**Given task:** Include no pictures. Output exactly the lines from the one that contains "Recreate this image" through the final line of the entries.

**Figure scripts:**

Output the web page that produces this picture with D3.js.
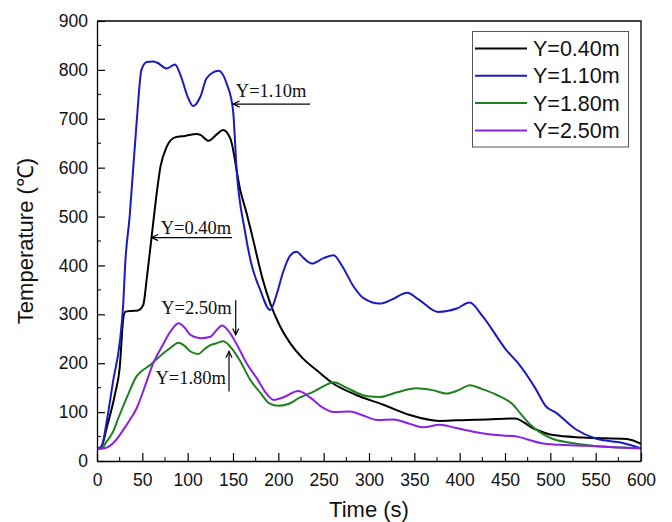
<!DOCTYPE html>
<html>
<head>
<meta charset="utf-8">
<script src="https://cdn.jsdelivr.net/npm/d3@7"></script>
<style>
  html, body { margin: 0; padding: 0; background: #fff; }
  svg { display: block; }
</style>
</head>
<body>
<svg id="chart" width="672" height="522"></svg>
<script>
// Temperature histories at four heights
const seriesNames = ["Y=0.40m", "Y=1.10m", "Y=1.80m", "Y=2.50m"];
const seriesColors = ["#000000", "#1a1ac4", "#1e821e", "#8a22e6"];

const timeY040 = [0, 5, 11, 20, 25, 29, 31, 38, 45, 51, 55, 60, 65, 70, 77, 86, 97, 110, 114, 123, 132, 139, 147, 158, 165, 171, 183, 191, 202, 213, 227, 242, 260, 286, 316, 345, 378, 408, 430, 461, 481, 503, 536, 584, 600];
const tempY040 = [25, 30, 70, 138, 190, 292, 305, 307, 308, 319, 375, 455, 535, 602, 643, 662, 665, 669, 667, 655, 668, 677, 660, 554, 507, 462, 370, 323, 275, 241, 210, 186, 159, 135, 115, 94, 82, 84, 85, 87, 67, 53, 48, 45, 35];

const timeY110 = [0, 5, 11, 18, 25, 29, 31, 36, 44, 49, 55, 62, 66, 77, 86, 92, 100, 106, 114, 121, 134, 143, 150, 154, 163, 170, 180, 191, 198, 205, 213, 220, 228, 237, 250, 261, 270, 283, 294, 312, 325, 342, 355, 376, 397, 411, 425, 451, 464, 484, 495, 506, 528, 550, 580, 600];
const tempY110 = [25, 30, 84, 166, 241, 323, 400, 500, 700, 800, 816, 817, 815, 803, 811, 790, 745, 726, 745, 783, 798, 772, 718, 595, 472, 405, 350, 309, 340, 385, 420, 428, 415, 404, 415, 421, 400, 357, 333, 322, 330, 344, 330, 305, 312, 324, 297, 228, 201, 147, 112, 99, 65, 46, 37, 26];

const timeY180 = [0, 5, 10, 18, 24, 33, 44, 50, 57, 71, 80, 90, 97, 103, 112, 118, 125, 132, 139, 150, 158, 169, 180, 190, 200, 210, 224, 240, 250, 261, 275, 290, 297, 312, 330, 352, 370, 386, 400, 411, 425, 441, 459, 468, 478, 490, 503, 520, 547, 600];
const tempY180 = [25, 25, 38, 61, 90, 130, 174, 185, 194, 217, 230, 242, 235, 224, 219, 228, 237, 241, 245, 227, 204, 166, 140, 118, 113, 116, 130, 143, 153, 161, 150, 137, 133, 131, 140, 149, 145, 138, 146, 155, 147, 135, 115, 95, 74, 57, 45, 38, 31, 26];

const timeY250 = [0, 8, 18, 33, 44, 55, 62, 73, 80, 90, 97, 103, 114, 125, 132, 138, 145, 154, 165, 176, 186, 195, 205, 222, 235, 250, 261, 279, 295, 309, 327, 345, 360, 378, 395, 415, 440, 463, 475, 489, 510, 540, 570, 600];
const tempY250 = [25, 26, 37, 75, 109, 164, 200, 239, 262, 282, 272, 258, 251, 254, 268, 277, 266, 239, 200, 170, 140, 125, 130, 143, 130, 108, 100, 101, 92, 84, 85, 76, 69, 74, 68, 60, 53, 50, 44, 37, 33, 31, 28, 26];

const seriesTimes = [timeY040, timeY110, timeY180, timeY250];
const seriesTemps = [tempY040, tempY110, tempY180, tempY250];

const xTicks = [0, 50, 100, 150, 200, 250, 300, 350, 400, 450, 500, 550, 600];
const yTicks = [0, 100, 200, 300, 400, 500, 600, 700, 800, 900];

const xTitle = "Time (s)";
const yTitle = "Temperature (\u2103)";

// Callouts: label, arrow tail and tip in data units
const calloutLabels = ["Y=1.10m", "Y=0.40m", "Y=2.50m", "Y=1.80m"];
const calloutTail = [[235, 730], [149, 457], [153, 329], [145.6, 142]];
const calloutTip  = [[150.3, 730], [60.3, 457], [153, 258], [145.6, 224]];

// ---------------------------------------------------------------
const svg = d3.select("#chart");
const plot = { left: 97, right: 641, top: 21, bottom: 461 };

const x = d3.scaleLinear().domain([0, 600]).range([plot.left, plot.right]);
const y = d3.scaleLinear().domain([0, 900]).range([plot.bottom, plot.top]);

const sans = "'Liberation Sans', Arial, sans-serif";
const serif = "'Liberation Serif', 'Times New Roman', serif";

// curves
const line = d3.line()
  .x(d => x(d[0]))
  .y(d => y(d[1]))
  .curve(d3.curveMonotoneX);

const clip = svg.append("clipPath").attr("id", "plotClip")
  .append("rect")
  .attr("x", plot.left).attr("y", plot.top)
  .attr("width", plot.right - plot.left).attr("height", plot.bottom - plot.top);

const curves = svg.append("g").attr("clip-path", "url(#plotClip)");
seriesNames.forEach((name, i) => {
  const pts = seriesTimes[i].map((t, j) => [t, seriesTemps[i][j]]);
  curves.append("path")
    .datum(pts)
    .attr("d", line)
    .attr("fill", "none")
    .attr("stroke", seriesColors[i])
    .attr("stroke-width", 2)
    .attr("stroke-linejoin", "round");
});

// axes: ticks point inward
const xMinor = d3.range(0, 601, 25).filter(v => v % 50 !== 0);
const yMinor = d3.range(0, 901, 50).filter(v => v % 100 !== 0);

const xAxis = svg.append("g").attr("transform", `translate(0,${plot.bottom})`)
  .call(d3.axisBottom(x).tickValues(xTicks).tickSizeInner(-8).tickSizeOuter(0).tickPadding(12));
xAxis.append("g").selectAll("line").data(xMinor).join("line")
  .attr("x1", d => x(d)).attr("x2", d => x(d)).attr("y1", 0).attr("y2", -4)
  .attr("stroke", "#000");

const yAxis = svg.append("g").attr("transform", `translate(${plot.left},0)`)
  .call(d3.axisLeft(y).tickValues(yTicks).tickSizeInner(-8).tickSizeOuter(0).tickPadding(10));
yAxis.append("g").selectAll("line").data(yMinor).join("line")
  .attr("y1", d => y(d)).attr("y2", d => y(d)).attr("x1", 0).attr("x2", 4)
  .attr("stroke", "#000");

[xAxis, yAxis].forEach(a => {
  a.select(".domain").attr("stroke", "#000").attr("stroke-width", 1.3);
  a.selectAll(".tick line").attr("stroke", "#000").attr("stroke-width", 1.2);
  a.selectAll(".tick text")
    .attr("font-family", sans).attr("font-size", 17.5).attr("fill", "#111");
});
yAxis.selectAll(".tick text").attr("x", -9);
xAxis.selectAll(".tick text").attr("dy", "0.71em").attr("y", 13);

// frame on top and right
svg.append("path")
  .attr("d", `M${plot.left},${plot.top}H${plot.right}V${plot.bottom}`)
  .attr("fill", "none").attr("stroke", "#000").attr("stroke-width", 1.3);

// axis titles
svg.append("text")
  .attr("x", (plot.left + plot.right) / 2).attr("y", 517)
  .attr("text-anchor", "middle")
  .attr("font-family", sans).attr("font-size", 22).attr("fill", "#111")
  .text(xTitle);

svg.append("text")
  .attr("transform", `translate(33,${(plot.top + plot.bottom) / 2}) rotate(-90)`)
  .attr("text-anchor", "middle")
  .attr("font-family", sans).attr("font-size", 22).attr("fill", "#111")
  .text(yTitle);

// legend
const legend = svg.append("g");
legend.append("rect")
  .attr("x", 472.5).attr("y", 31.5).attr("width", 156).attr("height", 115.5)
  .attr("fill", "#fff").attr("stroke", "#555").attr("stroke-width", 1);
seriesNames.forEach((name, i) => {
  const cy = 48.5 + i * 27.3;
  legend.append("line")
    .attr("x1", 475).attr("x2", 527).attr("y1", cy).attr("y2", cy)
    .attr("stroke", seriesColors[i]).attr("stroke-width", 2);
  legend.append("text")
    .attr("x", 533).attr("y", cy + 7.5)
    .attr("font-family", sans).attr("font-size", 21.5).attr("fill", "#111")
    .text(name);
});

// callout arrows with labels
const notes = svg.append("g").attr("stroke", "#000").attr("fill", "none").attr("stroke-width", 1.2);
function arrow(tail, tip) {
  const x0 = x(tail[0]), y0 = y(tail[1]), x1 = x(tip[0]), y1 = y(tip[1]);
  const ang = Math.atan2(y1 - y0, x1 - x0);
  const L = 7, W = 0.45;
  const a1 = [x1 - L * Math.cos(ang - W), y1 - L * Math.sin(ang - W)];
  const a2 = [x1 - L * Math.cos(ang + W), y1 - L * Math.sin(ang + W)];
  notes.append("path").attr("d", `M${x0},${y0}L${x1},${y1}`);
  notes.append("path").attr("d", `M${a1[0]},${a1[1]}L${x1},${y1}L${a2[0]},${a2[1]}`);
}
calloutLabels.forEach((lab, i) => arrow(calloutTail[i], calloutTip[i]));

const labelText = svg.append("g")
  .attr("font-family", serif).attr("font-size", 18.5).attr("fill", "#111");
// horizontal arrows: label sits on the shaft
labelText.append("text").attr("x", x(calloutTip[0][0]) + 2.5).attr("y", y(calloutTail[0][1]) - 7)
  .text(calloutLabels[0]);
labelText.append("text").attr("x", x(calloutTip[1][0]) + 9).attr("y", y(calloutTail[1][1]) - 3.5)
  .text(calloutLabels[1]);
// vertical arrows: label to the left of the shaft
labelText.append("text").attr("x", x(calloutTail[2][0]) - 4).attr("y", y(calloutTail[2][1]) + 13.5)
  .attr("text-anchor", "end").text(calloutLabels[2]);
labelText.append("text").attr("x", x(calloutTail[3][0]) - 3).attr("y", y(calloutTail[3][1]) - 8)
  .attr("text-anchor", "end").text(calloutLabels[3]);
</script>
</body>
</html>
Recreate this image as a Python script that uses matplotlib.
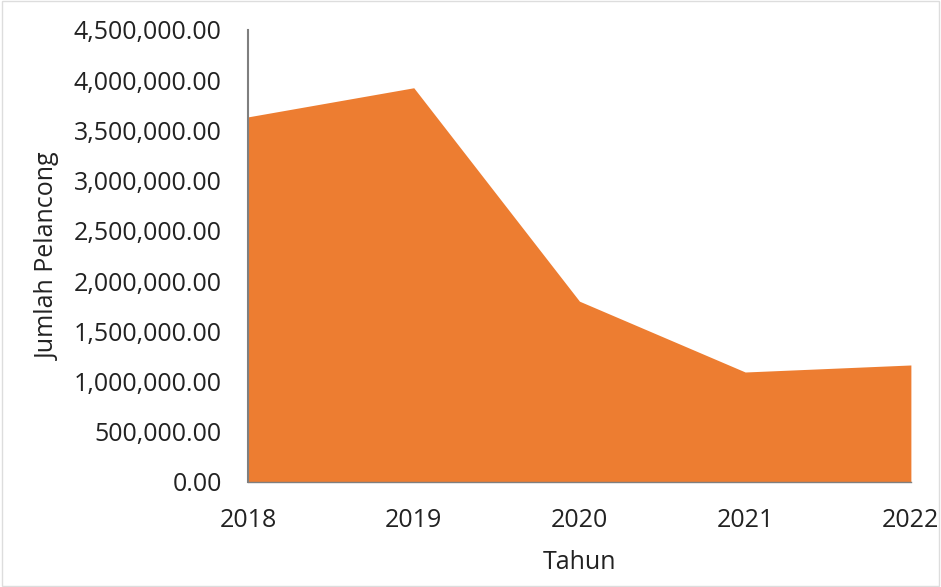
import matplotlib.pyplot as plt
from matplotlib.ticker import FuncFormatter

tahun = [2018, 2019, 2020, 2021, 2022]
pelancong = [3635000, 3925000, 1800000, 1095000, 1165000]
y_ticks = [0, 500000, 1000000, 1500000, 2000000, 2500000, 3000000, 3500000, 4000000, 4500000]

plt.rcParams['font.family'] = ['Open Sans', 'DejaVu Sans']

fig = plt.figure(figsize=(9.41, 5.87), dpi=100)
ax = fig.add_axes([0.2636, 0.1789, 0.968 - 0.2636, 0.9489 - 0.1789])

ax.fill_between(tahun, pelancong, 0, color='#ED7D31', linewidth=0)

ax.set_xlim(2018, 2022)
ax.set_ylim(0, 4500000)
ax.set_xticks(tahun)
ax.set_yticks(y_ticks)
ax.yaxis.set_major_formatter(FuncFormatter(lambda v, p: f"{v:,.2f}"))

for s in ['top', 'right']:
    ax.spines[s].set_visible(False)
ax.spines['left'].set_color('#7f7f7f')
ax.spines['left'].set_linewidth(1.5)
ax.spines['bottom'].set_color('#7f7f7f')
ax.spines['bottom'].set_linewidth(1.0)

ax.tick_params(axis='both', length=0, labelsize=18, colors='#222222')
ax.tick_params(axis='y', pad=19)
ax.tick_params(axis='x', pad=19)

ax.set_xlabel('Tahun', fontsize=18, color='#222222', labelpad=12)
ax.set_ylabel('Jumlah Pelancong', fontsize=18, color='#222222', labelpad=9)

fig.patches.append(plt.Rectangle((0.002, 0.002), 0.996, 0.996, transform=fig.transFigure,
                                 fill=False, edgecolor='#dddddd', linewidth=1))

fig.savefig('out.png', dpi=100)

**Solution for this problem:**
Recreate this image as a Python script that uses matplotlib.
import matplotlib.pyplot as plt
from matplotlib.ticker import FuncFormatter

tahun = [2018, 2019, 2020, 2021, 2022]
pelancong = [3635000, 3925000, 1800000, 1095000, 1165000]
y_ticks = [0, 500000, 1000000, 1500000, 2000000, 2500000, 3000000, 3500000, 4000000, 4500000]

plt.rcParams['font.family'] = ['Open Sans', 'DejaVu Sans']

fig = plt.figure(figsize=(9.41, 5.87), dpi=100)
ax = fig.add_axes([0.2636, 0.1789, 0.968 - 0.2636, 0.9489 - 0.1789])

ax.fill_between(tahun, pelancong, 0, color='#ED7D31', linewidth=0)

ax.set_xlim(2018, 2022)
ax.set_ylim(0, 4500000)
ax.set_xticks(tahun)
ax.set_yticks(y_ticks)
ax.yaxis.set_major_formatter(FuncFormatter(lambda v, p: f"{v:,.2f}"))

for s in ['top', 'right']:
    ax.spines[s].set_visible(False)
ax.spines['left'].set_color('#7f7f7f')
ax.spines['left'].set_linewidth(1.5)
ax.spines['bottom'].set_color('#7f7f7f')
ax.spines['bottom'].set_linewidth(1.0)

ax.tick_params(axis='both', length=0, labelsize=18, colors='#222222')
ax.tick_params(axis='y', pad=19)
ax.tick_params(axis='x', pad=19)

ax.set_xlabel('Tahun', fontsize=18, color='#222222', labelpad=12)
ax.set_ylabel('Jumlah Pelancong', fontsize=18, color='#222222', labelpad=9)

fig.patches.append(plt.Rectangle((0.002, 0.002), 0.996, 0.996, transform=fig.transFigure,
                                 fill=False, edgecolor='#dddddd', linewidth=1))

fig.savefig('out.png', dpi=100)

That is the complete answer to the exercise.